The community response grew louder and grew into an institutional response. In 1991, Congress amended the Civil Rights Act “to allow sexual harassment victims to recover compensatory damages beyond back pay and entitles plaintiffs to a jury trial.” In 1992, a record number of women ran for Congress, which raised the number of women in the Senate from 2 to 5 and in the House of Representatives from 28 to 47. Newspapers declared 1992 “The Year of the Woman” in response to the elections, and credited the visibility of Professor Hill’s testimony in front an all white male committee. Professor Hill set an example, and between 1991 and 1996 the number of reported sexual harassment cases more than doubled, signaling that women were emboldened to speak up. In 1991 the Senate failed Professor Hill, the sexually harassed, and black women everywhere, but her testimony did not go unheard. It influenced institutional change that moved our country forward.

In 2018, we have seen many of these themes reemerge: women are speaking out about sexual abuse like never before and running for office in record-breaking numbers. Christine Blasey Ford has accused Supreme Court nominee Brett Kavanaugh of sexual violence. Similar to the response to Professor Hill, Professor Blasey Ford has received mixed support from the Senate Judiciary Committee, but her community has spoken up, too. 1,039 alums of Professor Blasey Ford’s high school, the Holton-Arms School, have signed an open letter in support of her, writing “We believe Dr. Blasey Ford and are grateful that she came forward to tell her story…Dr. Blasey Ford’s experience is all too consistent with stories we heard and lived while attending Holton. Many of us are survivors ourselves,” they state, demanding a full investigation of her case.

 

As Anita Hill stated, the community and institutional responses to tragedy “will reverberate throughout this country.” Now, we look at Judge Kavanaugh’s confirmation hearings to see whether the effects of Professor Hill’s testimony will be strong enough to bring justice to Professor Blasey Ford. For our country’s sake, and for survivors everywhere, we hope we have learned our lesson to listen to women’s testimony.

On September 18, 2018, The New York Times published Anita Hill’s Op-ed “How to Get the Kavanaugh Hearings Right.” She writes, “Today, the public expects better from our government than we got in 1991, when our representatives performed in ways that gave employers permission to mishandle workplace harassment complaints throughout the following decades.” As the woman whose testimony was mishandled, and whose character was attacked by the Senate Judiciary Committee in 1991, she alone understands Professor Blasey Ford’s current position.
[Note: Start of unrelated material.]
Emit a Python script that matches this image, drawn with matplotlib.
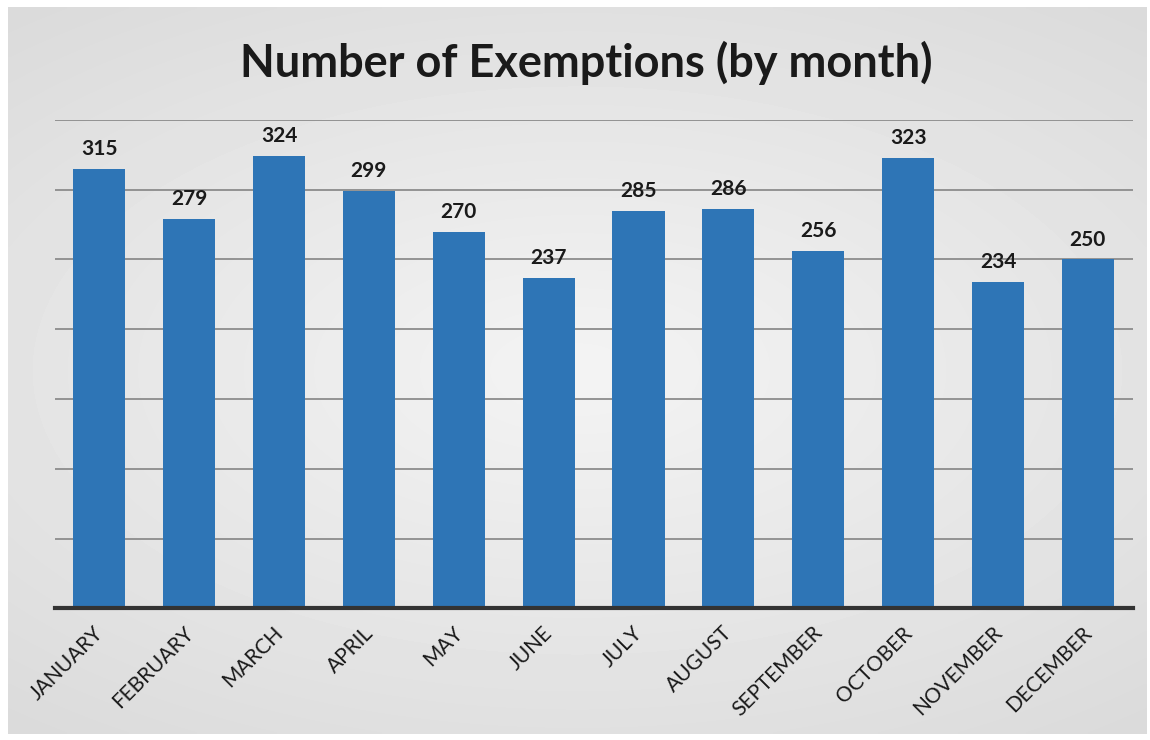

To ensure that this case, which mirrors hers in many ways, is not botched, Professor Hill provided a list of basic ground rules for the Senate Judiciary Committee:

  • “Refrain from pitting the public interest in confronting sexual harassment against the need for a fair confirmation hearing.”
  • “Select a neutral investigative body with experience in sexual misconduct cases that will investigate the incident in question and present its findings to the committee.”
  • “Do not rush these hearings.”
  • “Finally, refer to Christine Blasey Ford by her name…Dr. Blasey is not simply ‘Judge Kavanaugh’s accuser.’ Dr. Blasey is a human being with a life of her own. She deserves the respect of being addressed and treated as a whole person.”

In order for change to reverberate, and for this case to be handled with the respect Professor Hill’s deserved, the Senate Judiciary Committee must listen to her ground rules. Her community rallied behind her in support, and now she does the same for Professor Blasey Ford. Justice does not occur on its own – it is the result of a strong community response. Now, let us be sure it is felt, and that progress occurs.